Foreign Language

Jeff McLanahan
Contributing Writer
Service Experts/Enercare in North America

Humorist Dave Barry once said, “Americans who travel abroad for the first time are often shocked to discover that, despite all the progress that has been made in the last 30 years, many foreign people still speak in foreign languages.”

The term, foreign language, can have several different meanings.  For example, about forty years ago, well before the fall of communism, a traveler named Jim visited the Soviet Union as part of a cultural exchange group.  After the long, tiring flight, he checked into his modest room at a state-run hotel in Leningrad and got ready to turn in for the night.

Feeling anxious about getting up on time for the next day’s breakfast meeting, Jim called the front desk to arrange a wake-up call for 7am.  At first, there was a bit of confusion about his request, but eventually the operator seemed to understand the message.

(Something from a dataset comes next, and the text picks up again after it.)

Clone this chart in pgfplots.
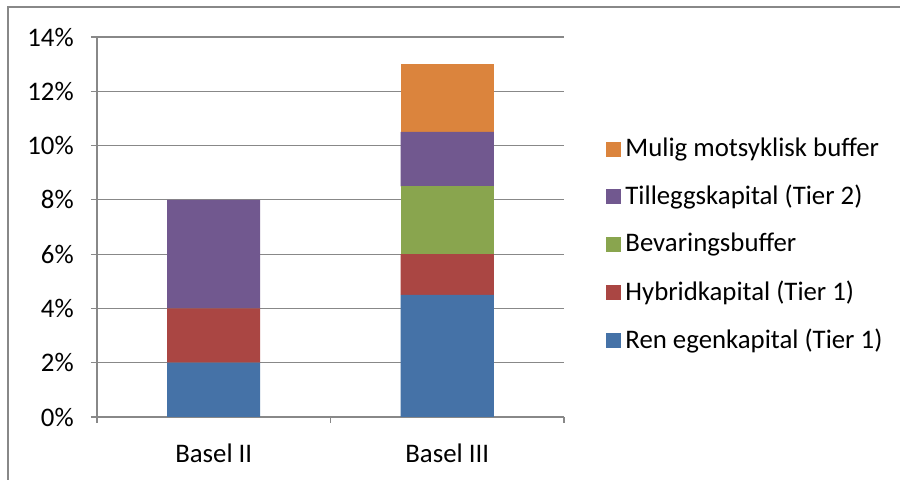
\documentclass[border=0pt]{standalone}
\usepackage{fontspec}
\setmainfont{Carlito}
\usepackage{pgfplots}
\pgfplotsset{compat=1.18}
\definecolor{cblue}{HTML}{4572A7}
\definecolor{cred}{HTML}{AA4643}
\definecolor{cgreen}{HTML}{89A54E}
\definecolor{cpurple}{HTML}{71588F}
\definecolor{corange}{HTML}{DB843D}
\definecolor{cgrid}{HTML}{888888}
\begin{document}
\fontsize{13.4pt}{16pt}\selectfont
\begin{tikzpicture}
\useasboundingbox[fill=white] (-48.5pt,-31.5pt) rectangle (401.5pt,208.5pt);
\begin{axis}[
    at={(0,0)}, anchor=south west,
    scale only axis,
    width=233.5pt, height=190pt,
    ybar stacked, bar width=46.5pt,
    xmin=-0.5, xmax=1.5,
    ymin=0, ymax=14,
    axis x line*=bottom, axis y line*=left,
    axis line style={draw=cgrid, line width=0.6pt},
    tick align=outside, major tick length=3pt,
    tick style={draw=cgrid, line width=0.6pt},
    xtick={-0.5,0.5,1.5}, xticklabels={},
    extra x ticks={0,1}, extra x tick labels={Basel II,Basel III},
    extra x tick style={major tick length=0pt, grid=none,
        xticklabel style={yshift=-9pt}},
    ytick={0,2,...,14},
    yticklabels={0\%,2\%,4\%,6\%,8\%,10\%,12\%,14\%},
    yticklabel style={xshift=-4pt},
    ymajorgrids, grid style={draw=cgrid, line width=0.6pt},
    legend image code/.code={\fill[#1] (0pt,-3.75pt) rectangle (7.5pt,3.75pt);},
    reverse legend,
    legend cell align=left,
    legend style={at={(1.09,0.4526)}, anchor=west, draw=none, fill=none,
        inner sep=0pt, row sep=8.3pt, font=\fontsize{13.4pt}{16pt}\selectfont},
]
\addplot[fill=cblue, draw=none] coordinates {(0,2) (1,4.5)};
\addplot[fill=cred, draw=none] coordinates {(0,2) (1,1.5)};
\addplot[fill=cgreen, draw=none] coordinates {(0,0) (1,2.5)};
\addplot[fill=cpurple, draw=none] coordinates {(0,4) (1,2)};
\addplot[fill=corange, draw=none] coordinates {(0,0) (1,2.5)};
\legend{Ren egenkapital (Tier 1),Hybridkapital (Tier 1),Bevaringsbuffer,Tilleggskapital (Tier 2),Mulig motsyklisk buffer}
\end{axis}
\draw[cgrid, line width=1pt] (-44.5pt,-31.5pt) -- (-44.5pt,205pt) -- (401.5pt,205pt);
\end{tikzpicture}
\end{document}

Sure enough, the next morning the phone in Jim’s room rang promptly at the designated time.  Emerging from deep, jet-lagged sleep, he picked up the receiver and put it to his ear.  Before he could even say hello, a thickly accented, gravelly woman’s voice on the other end of the line bellowed, “Get up!”  A split second later, he heard only the drone of the dial tone.

This story could serve as a wake-up call for us.  Do we sometimes speak a foreign language to our teams?  Do they understand what we are saying or are they just nodding their head?  As we know, acronyms are used frequently in our day-to-day language.  Every company seems to share several common acronyms as well as have a list that is unique to their specific business.  This language can be very confusing to new employees and everyone on the team needs to be aware when they begin speaking “acronym-ese” with new members of the team.

Can you imagine what a new employee is thinking when they hear this message from a manager, “As a CSR, you will attend NEO and learn how to use LAST to interact with customers that are calling with issues.  When you begin working with the POS system, you will need to know the current LTO so you do not affect our NPS.”

With the growing diversity of our workforce, we may have some issues with actually speaking a foreign language also.

These two instances are more reasons to conduct an effective NEO – New Employee Orientation.  The NEO course begins the process of introducing a new CSR – Customer Service Representative to your business, not to mention your acronym library.  While it may not include all of the acronyms (that might take several hours), it may be used to introduce many of them.

Make sure that you are speaking to your team in a language they understand.  Be clear when communicating your expectations, and ask questions to check for retention of the information.  Make the initial investment with your team and you will reap the benefits in the weeks, months and years to come.